Si le preguntan qué haría sin tantos aspavientos: saltar de un edificio en llamas o meterse con un rifle de caza entre hienas en cautiverio, estoy segura escogería la primera opción. A mí tampoco me gustan los animales carroñeros.
“¡Bah!
¡Si es la casa de los escritores! Sabes qué te digo, que he oído muchas cosas
buenas y favorables sobre esta casa. Fíjate en ella... Es agradable pensar que
bajo este tejado se ocultan y están madurando infinidad de talentos. -Como las
piñas en los invernaderos -dijo Popota… -Eso es -asintió Koróviev, compartiendo
la idea de su amigo inseparable. Y qué emoción tan dulce envuelve el corazón
cuando piensas que en esta casa madura el futuro autor de Don Quijote o
del Fausto, o ¿quién sabe? de Almas muertas”.
Todo
está servido en este diálogo entre Popota y Koróviev, personajes de El
maestro y Margarita de Bulgákov. Popota, vale decir, es un gato, no uno
cualquiera, sino un enviado de Voland. Hablador, regordete y con pajarita.

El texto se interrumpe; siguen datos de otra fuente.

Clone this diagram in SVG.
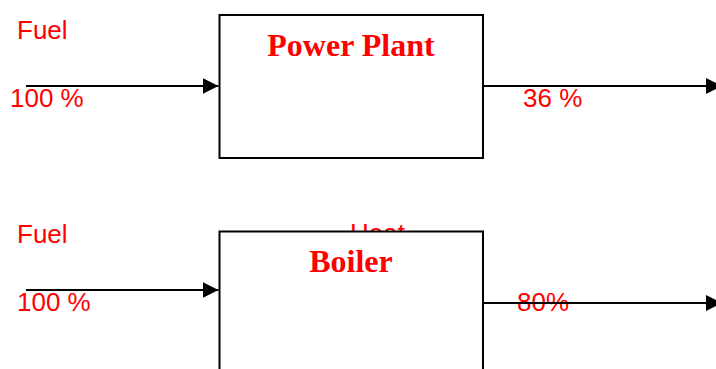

Ya
bien montando destrozos, desenmascarando rufianes o dejando en ridículo a algún
que otro sujeto público, estos emisarios de ultratumba llegan a Moscú para
salvar muy quijotescamente de las adversidades de la vida (¿o de la
literatura?) a esa Dulcinea soviética que más tarde se convierte en sucedáneo
de Fausto.
Por
su tono circense y desparpajado esta obra atrapa rápidamente al lector. Pero
cuidado, habría que estudiarla con lupa…
Entrando
en el argumento, Voland, (capo delle tenebre) se presenta como quien no
quiere la cosa, disfrazado de profesor extranjero, un poliglota que se defiende
en todos los idiomas; y allí, en los Estanques del Patriarca, comienza una
conversación con Berlioz y Desamparado (otros personajillos incomparables) en
la que casi por carambola cae en el pasaje bíblico de la crucifixión y expone
cómo Poncio Pilatos se lavó las manos ante tal crimen. Berlioz, camarada
escéptico, no da crédito alguno a sus palabras. Y nada, termina literalmente
sin cabeza debajo de un tranvía. Por su parte Desamparado, haciendo honor al
seudónimo, no tiene otra salida que la de dar tumbos por media ciudad gritando
a más no poder el nombre de Pilatos; eso, hasta que lo encierran casi en
pelotas en un sanatorio para enfermos mentales. A partir de ese momento se
desencadenan en Moscú una serie de acontecimientos que pondrían los pelos de
punta al más incrédulo de los mortales.
Hilarante
de principio a fin, la novela es una sátira antitotalitaria y, una crítica con
guante blanco al arribismo y la mediocridad. El Maestro (evidentemente
inspirado en Gógol), quema en un raptus de locura la obra que había escrito
tras ser rechazada por el gremio de las letras (¿o de las hienas?). Momento
clave para que Margarita, el amor del Maestro, se convierta en bruja, y siempre
de la mano de la cohorte de demontres, se vengue de cuanto literato se
interponga en el camino del amado.
A
pesar de cierto regusto moralista, ya que se muerde la cola en los últimos
capítulos (rezago gogoliano), es una de las obras más emblemáticas y polémicas
escritas en la Era de Stalin. Una joya en la que Bulgákov, con pleno dominio de
la pluma y en tono jocoso, le brinda de una vez por todas su afecto, y hasta un
guiño, digamos algo inquisidor, al Maestro. “Los manuscritos no arden".
Para esos trabajos de purga ya se ocuparán otros demonios.